CAR Immunotherapy to Eradicate Feline Alimentary T Cell Lymphoma

Principal Investigator: Cynthia Leifer

Department of Microbiology and Immunology
Sponsor: Cornell Feline Health Center Program
Title: CAR Immunotherapy to Eradicate Feline Alimentary T Cell Lymphoma
Project Amount: $39,296
Project Period: July 2019 to June 2020

DESCRIPTION (provided by applicant): 

Feline alimentary (gastrointestinal) lymphoma is  the most common cancer diagnosed in domestic cats. The most common subtype is known as enteropathy-associated T cell lymphoma (EATL) type II, or small cell lymphoma, and accounts  for 10-20% of all tumors with approximately 200 cases per 100,000 cats reported each year. Although EATL type I, or large cell lymphoma, is less common, the prognosis is significantly worse.

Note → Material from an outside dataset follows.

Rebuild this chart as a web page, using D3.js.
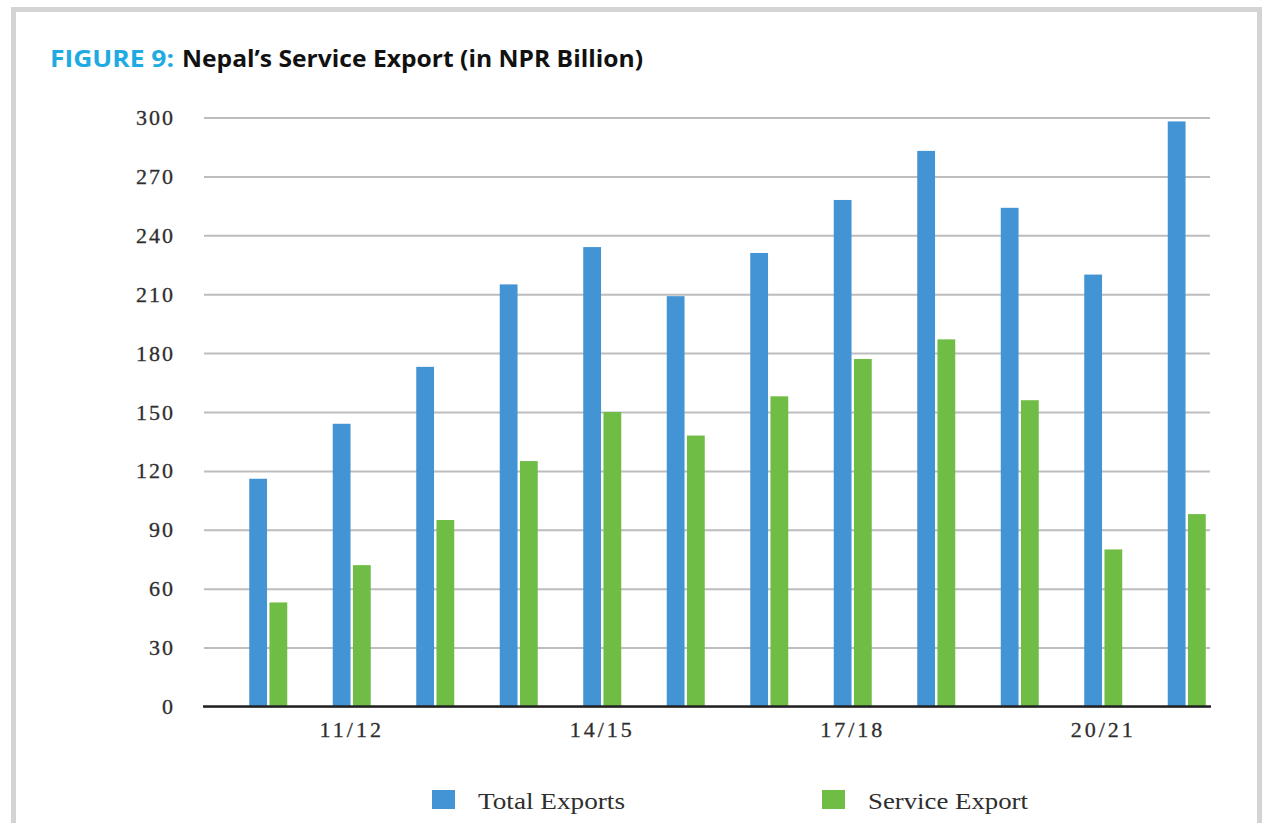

Standard of care for EATL type II can extend life for two years or more, while care for type I rarely extends life more than 6-9 months. Immunotherapy based on redirecting the immune system to kill cancer cells is at the forefront of cancer treatments. Given how common small cell lymphoma is, and the poor prognosis despite therapy in large cell lymphoma, the goal of our proposed research is to determine the potential of chimeric antigen receptor (CAR) natural killer (NK) cell immunotherapy for the treatment of alimentary lymphoma in cats. CAR immunotherapy involves modifying a cancer patient’s own NK cells to express specialized antigen-specific antibody/T cell receptor (TCR) fusion proteins, referred to as CARs, and re-infusing these back into the patient as a means to attack and kill their cancer.

Preliminary studies (Dr. Bais and Adoptive Therapeutics) have resulted in cloning of four different CARconstructs designed to target candidate feline EATL type I antigens CD103,gdTCR,a4b7, and CCR9. There is also a procedure in place to expand NK cells and introduce CARs based on previous studies for canine, which will be ready at the initiation of this grant. Our objective is to evaluate safety and efficacy of CAR-NK cells in cats. To accomplish this we will (1) perform in vitro killing assays with model feline lymphoma cells to determine the most effective antigen-specific CAR-NK construct to be used for subsequent studies, (2) perform pre-clinical safety studies in research cats to evaluate dose escalation levels and toxicity of re-infused NK cells, both non-modified without CAR and modified with CAR, and (3) perform preliminary clinical efficacy studies in feline cancer patients to measure tumor response by antigen-specific CAR-NK cells. In summary, these studies will offer a new therapeutic option for feline cancers, and will drive the innovation of NK-cell based immunotherapy in other species.